By Matt Fernandez
Attendees of the Santa Clarita Chalk Festival watched in awe as chalk artist Shuji Nishimura transformed the blank asphalt of Main Street in Newhall into the grinning face of a chimpanzee.
After three days of work, artists proudly displayed 30 different pieces and original works of chalk art on the final day of the 2018 Santa Clarita Chalk Festival, presented by the Old Town Newhall Association (OTNA). As part of the closing day festivities, dancers from the Center Stage Dance Academy performed throughout the day in collaboration with professional street artist Lorelle Miller, who created a piece titled “Fairy Garden in a Teacup.”
“I had been talking with a friend about all the art that we wanted to keep bringing to Santa Clarita, and that’s when Lorelle told me she was working on a fairy piece,” said Kari Hollingsworth, owner of Center Stage Dance Academy. “That’s when we began to talk about the possibility of combining our different types of art together to make the piece come alive. Every time the girls have come up to dance it drew a big crowd, and people told me they were moved to tears.”
Miller said that she worked for about 30 hours on her chalk piece, not including the days spent creating the painted, upright backdrop that combines with the street art to create a three-dimensional effect.
“It was hard to hold back the tears the first time the girls danced on my piece it was so wonderful,” Miller said, regarding her idea to have the dancers come and perform on her work. “I looked at the faces of the audience and it was evident on their faces how much they enjoyed it, I don’t think you can put it into words. This is the first time that I’ve combined dance with my art and I would definitely like to do something like it again.”

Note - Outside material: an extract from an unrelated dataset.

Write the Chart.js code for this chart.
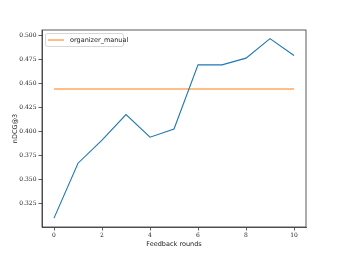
<!DOCTYPE html>
<html><head><meta charset="utf-8">
<script src="https://cdn.jsdelivr.net/npm/chart.js@4/dist/chart.umd.min.js"></script>
<style>html,body{margin:0;padding:0;background:#fff}#c{display:block}</style>
</head><body>
<canvas id="c" width="340" height="255"></canvas>
<script>
const rounds = [0,1,2,3,4,5,6,7,8,9,10];
const ndcgFeedback = [0.310,0.367,0.391,0.4175,0.394,0.4025,0.469,0.469,0.476,0.4963,0.4787];
const organizerManual = [0.444,0.444,0.444,0.444,0.444,0.444,0.444,0.444,0.444,0.444,0.444];
const xTicks = [0,2,4,6,8,10];
const yTicks = [0.325,0.350,0.375,0.400,0.425,0.450,0.475,0.500];
const legendLabel = 'organizer_manual';

const frame = {
  id:'frame',
  afterDraw(ch){
    const {ctx, chartArea:a} = ch;
    ctx.save();
    ctx.strokeStyle='#333'; ctx.lineWidth=0.8;
    ctx.strokeRect(a.left, a.top, a.right-a.left, a.bottom-a.top);
    // legend
    const lx=a.left+3, ly=a.top+3, lw=78, lh=13;
    ctx.fillStyle='rgba(255,255,255,0.8)';
    ctx.strokeStyle='#ccc'; ctx.lineWidth=0.8;
    ctx.beginPath(); ctx.roundRect(lx+0.5,ly+0.5,lw,lh,2); ctx.fill(); ctx.stroke();
    ctx.strokeStyle='#ff7f0e'; ctx.lineWidth=1.0;
    ctx.beginPath(); ctx.moveTo(lx+3,ly+7); ctx.lineTo(lx+19,ly+7); ctx.stroke();
    ctx.fillStyle='#222'; ctx.font='6.5px "DejaVu Sans"'; ctx.textBaseline='middle';
    ctx.fillText(legendLabel, lx+25, ly+7.2);
    ctx.restore();
  }
};

new Chart(document.getElementById('c'), {
  type:'line',
  data:{
    datasets:[
      {data: rounds.map((r,i)=>({x:r,y:ndcgFeedback[i]})), borderColor:'#1f77b4', borderWidth:1.1, pointRadius:0, tension:0, fill:false},
      {data: rounds.map((r,i)=>({x:r,y:organizerManual[i]})), borderColor:'#ff7f0e', borderWidth:1.1, pointRadius:0, tension:0, fill:false}
    ]
  },
  options:{
    responsive:false, animation:false, devicePixelRatio:1,
    layout:{padding:{left:11,top:30,right:34,bottom:0}},
    plugins:{legend:{display:false}, tooltip:{enabled:false}},
    scales:{
      x:{type:'linear', min:-0.5, max:10.5,
        afterBuildTicks(s){ s.ticks = xTicks.map(v=>({value:v})); },
        afterFit(s){ s.height = 28; },
        grid:{drawOnChartArea:false, drawTicks:true, tickLength:3.5, color:'#333', tickWidth:0.8},
        border:{display:true, color:'#333', width:0.8},
        ticks:{color:'#222', font:{family:'"DejaVu Serif"', size:6}, padding:1, maxRotation:0, callback:v=>String(v)},
        title:{display:true, text:'Feedback rounds', color:'#222', font:{family:'"DejaVu Sans"', size:6.5}, padding:{top:0,bottom:7}}
      },
      y:{type:'linear', min:0.3008, max:0.5052,
        afterBuildTicks(s){ s.ticks = yTicks.map(v=>({value:v})); },
        afterFit(s){ s.width = 31; },
        grid:{drawOnChartArea:false, drawTicks:true, tickLength:3.5, color:'#333', tickWidth:0.8},
        border:{display:true, color:'#333', width:0.8},
        ticks:{color:'#222', font:{family:'"DejaVu Serif"', size:6}, padding:2, callback:v=>v.toFixed(3)},
        title:{display:true, text:'nDCG@3', color:'#222', font:{family:'"DejaVu Sans"', size:6.5}, padding:{top:0,bottom:0}}
      }
    }
  },
  plugins:[frame]
});
</script>
</body></html>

Nishimura found out about the festival from other artists he knew. Nishimura said his love for The Beatles and the festival’s theme of “Wonder, Wit, & Whimsy” inspired his original piece, “The Beatlezoo,” which recreated the “Let It Be” album cover but replaced the band members as a lion, panda, koala and a chimpanzee.
“I chose to do a piece with animals because there are a lot of families and kids coming through,” Nishimura said. “I feel like I made the right choice because the kids have been really excited by seeing the lion and the koala. Events like this are great because they allow friends and families to gather for a good time and it also lets me meet new artists and see their work.”

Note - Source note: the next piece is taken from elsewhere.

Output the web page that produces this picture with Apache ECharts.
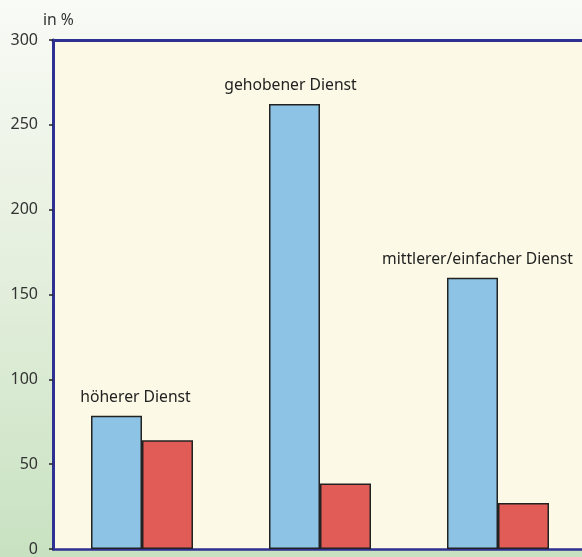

The festival drew over 3,000 residents over the three days and about 1,500 visitors on Sunday alone, according to Sue Bird, chair of the OTNA. One guest, Newhall resident Alex Dedote, said that he brought his family after he saw it while driving by and was glad to see the city host a weekend event where his kids could both see the art and play with chalk.
While there are currently no formal plans for the festival to return next year, Bird said that there has been and overwhelmingly positive reception and high community demand. She said that if the festival does return, she would like to expand to include more interactive events and cater to teenagers and adults as well as young children.
“This event was such a huge success but we couldn’t have done it without the community’s support,” Bird said. “Part of the beauty of it is that chalk is such a simple medium, but as we have seen, it can be used in such diverse ways.”